Student parents in college juggle work and studies

By Justine Collister / NM News Port

It took Jay Garcia a while to figure out a schedule that would allow him to go to his job as a part-time cook, attend classes for his business major, and take care of his 5-year-old daughter. That meant for several weeks he was late and missed classes until he could fit all three things into a solid plan.

“In the beginning, I had to choose between attending class and going to work to be able to support myself and my child,” said Garcia, a sophomore business major. “I got behind in a few of my classes and it took a while to find a schedule that fit both my job and my study time.”

His everyday routine involves dropping off his daughter at elementary school, heading to work and then coming to campus for classes in the evening. He relies on his parents, who also live in Albuquerque, for help picking up their granddaughter after school and watching her until his day is over.

Garcia said he gets overwhelmed trying to find some way to check off everything on his to-do list each day. 

“It takes a lot of hard work and dedication, but I know it will be worth it in the end,” he said.

UNM has made an effort to accommodate students, offering more than 20 online degree completion programs. Money is tight for many and 74.2% of all students receive financial aid.

One of the most popular programs, the New Mexico Lottery Scholarship, isn’t very flexible. To be eligible, you must be a full-time student, maintain a 2.5 grade point average and be enrolled in consecutive semesters up to 18 months after graduating high school. But students who take time off for the birth of a child often can’t go to school for consecutive semesters.

Leslie Ramzel, 29, left college and started a family before returning to school at UNM Valencia campus. It’s been hard to fit those in with raising her 2- and 3-year-old kids. 

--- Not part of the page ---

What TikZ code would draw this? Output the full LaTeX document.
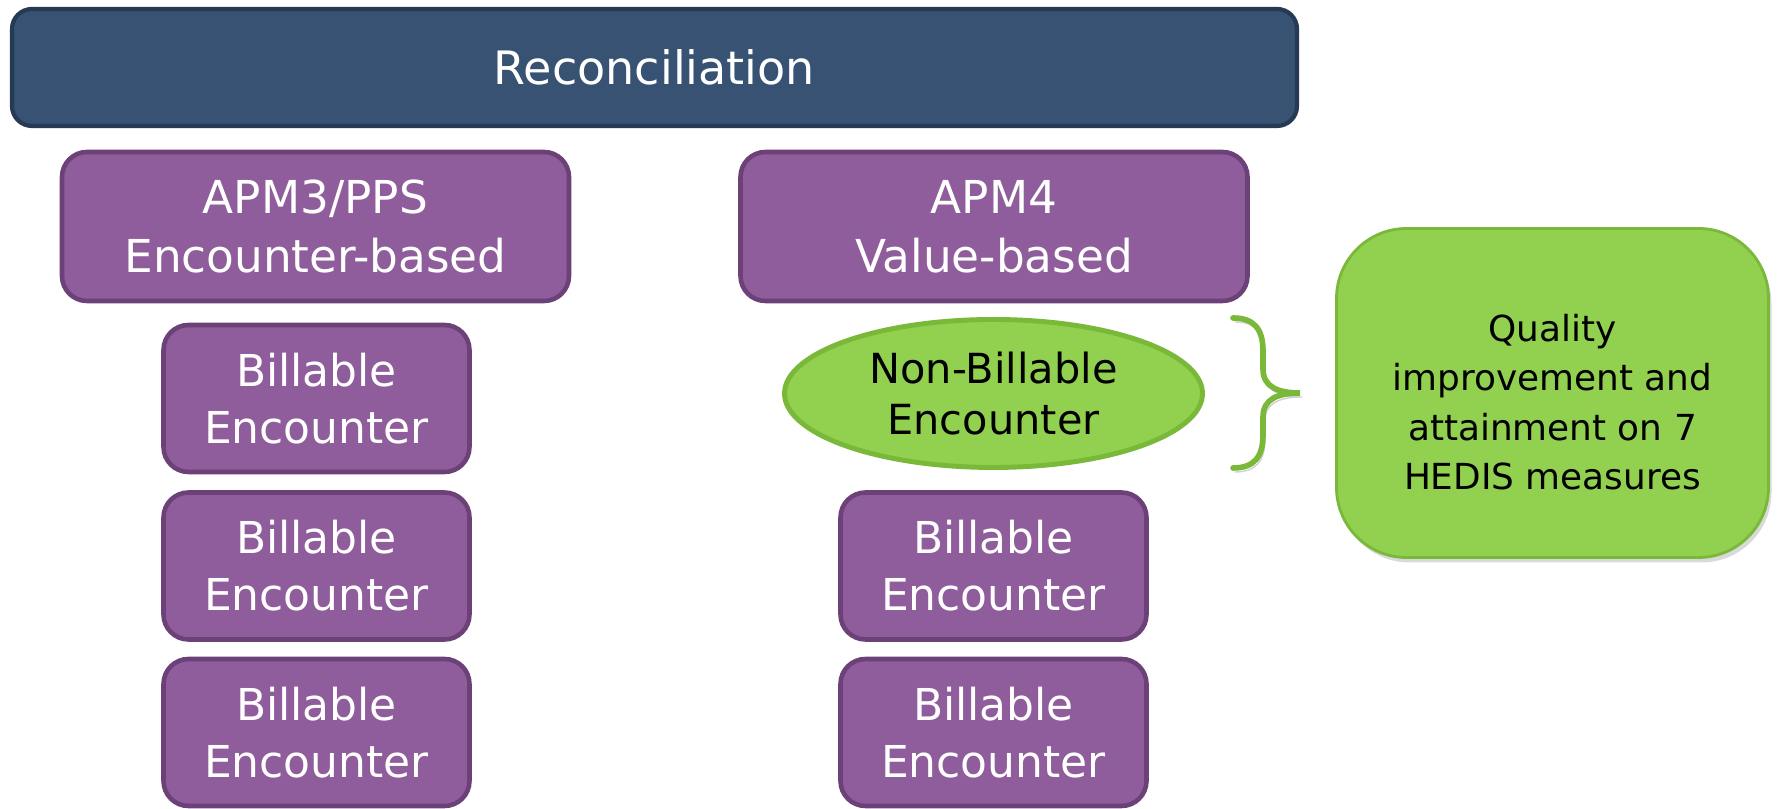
\documentclass[tikz,border=0pt]{standalone}
\usepackage{fontspec}
\setmainfont{DejaVu Sans}
\usetikzlibrary{shapes.geometric, shadows}

\definecolor{reconblue}{HTML}{375273}
\definecolor{reconedge}{HTML}{263A53}
\definecolor{apmpurple}{HTML}{8F5C9C}
\definecolor{apmedge}{HTML}{6B4177}
\definecolor{hedisgreen}{HTML}{92D050}
\definecolor{hedisedge}{HTML}{7AB83A}

\begin{document}
\begin{tikzpicture}[recon/.style = {draw=reconedge, fill=reconblue, line width=1.2pt, rounded corners=0.2cm, text=white, font=\fontsize{13.1}{16}\selectfont, minimum width=12.85cm, minimum height=1.17cm},
        apm/.style = {draw=apmedge, fill=apmpurple, line width=1.3pt, rounded corners=0.25cm, text=white, align=center, font=\fontsize{12.9}{16.8}\selectfont, minimum width=5.07cm, minimum height=1.49cm},
        bill/.style = {apm, font=\fontsize{12.5}{16.2}\selectfont, minimum width=3.06cm, minimum height=1.47cm},
        nonbill/.style = {ellipse, draw=hedisedge, fill=hedisgreen, line width=1.4pt, inner sep=0pt, align=center, font=\fontsize{11.8}{14.5}\selectfont, minimum width=4.18cm, minimum height=1.48cm},
        quality/.style = {draw=hedisedge, fill=hedisgreen, line width=0.8pt, rounded corners=0.7cm, align=center, font=\fontsize{10.2}{14.1}\selectfont, minimum width=4.32cm, minimum height=3.29cm, drop shadow={shadow xshift=0.03cm, shadow yshift=-0.05cm, opacity=0.3}} ]
        \useasboundingbox (0, 0) rectangle (17.77, 8.09);

        \node at (6.545, 7.415) [recon] (rec) {Reconciliation};
        \node at (3.155, 5.825) [apm] (apm3) {APM3/PPS\\Encounter-based};
        \node at (9.94, 5.825) [apm] (apm4) {APM4\\Value-based};

        \node at (3.165, 4.105) [bill] (b1) {Billable\\Encounter};
        \node at (3.165, 2.43) [bill] (b2) {Billable\\Encounter};
        \node at (3.165, 0.765) [bill] (b3) {Billable\\Encounter};

        \node at (9.935, 4.155) [nonbill] (nb) {Non-Billable\\Encounter};
        \node at (9.935, 2.43) [bill] (b4) {Billable\\Encounter};
        \node at (9.935, 0.765) [bill] (b5) {Billable\\Encounter};

        \node at (15.525, 4.16) [quality] (q) {\rule{0pt}{13pt}Quality\\improvement and\\attainment on 7\\HEDIS measures};

        \coordinate (brtop) at (12.33, 4.91);
        \coordinate (brtip) at (13.00, 4.16);
        \coordinate (brbot) at (12.33, 3.41);

        \draw[hedisedge, line width=1.6pt, line cap=round, preaction={draw=black!18, transform canvas={xshift=0.02cm, yshift=-0.04cm}}]
        (brtop) .. controls (12.54, 4.91) and (12.63, 4.80) .. (12.63, 4.58) -- (12.63, 4.40)
        .. controls (12.63, 4.22) and (12.78, 4.16) .. (brtip)
        .. controls (12.78, 4.16) and (12.63, 4.10) .. (12.63, 3.92) -- (12.63, 3.74)
        .. controls (12.63, 3.52) and (12.54, 3.41) .. (brbot);

    \end{tikzpicture}
\end{document}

Leslie Ramzel with her two-year-old son. Photo by by Justine Collister

Ramzel said her biggest struggle is finding time for homework after working her full-time job at Natural Resources Conservation Services in Socorro.

The hour-long commute to the Valencia Campus in Los Lunas squeezed her work schedule and shrank the time she was able to spend with her kids.

Although she wanted to take classes in person, she wasn’t always able to get there and she was disappointed to find that few of her instructors would record the lectures and post them online. 

“Sometimes life just happens and there is no way you can make it to class on time.” She has since switched to online classes.

And although they may prefer online classes, often some required courses are only offered in person. “With two kids, a full-time job, and a commute to campus, remote is more feasible. It is easier to balance,” Ramzel said. She doesn’t qualify for the Lottery Scholarship, so the money she earns is essential to supporting her family and paying tuition.

Recent graduate Miquella Padilla, 20, took classes online and in-person while pursuing a nursing degree at Carrington College in Albuquerque. “When I did online, I felt like I worked on my own time and not the school’s time,” she said. She would work around her baby’s schedule and have her online lecture on the weekend when her husband was home. 

For in-person learning, the commute from her home in Socorro to school in Albuquerque took an hour and a half several days a week. With a new baby, every hour in the car seemed wasted.

“In person, I did not feel like there was enough time for my family. This was the main and most important reason I knew that in-person learning was not working out for me.”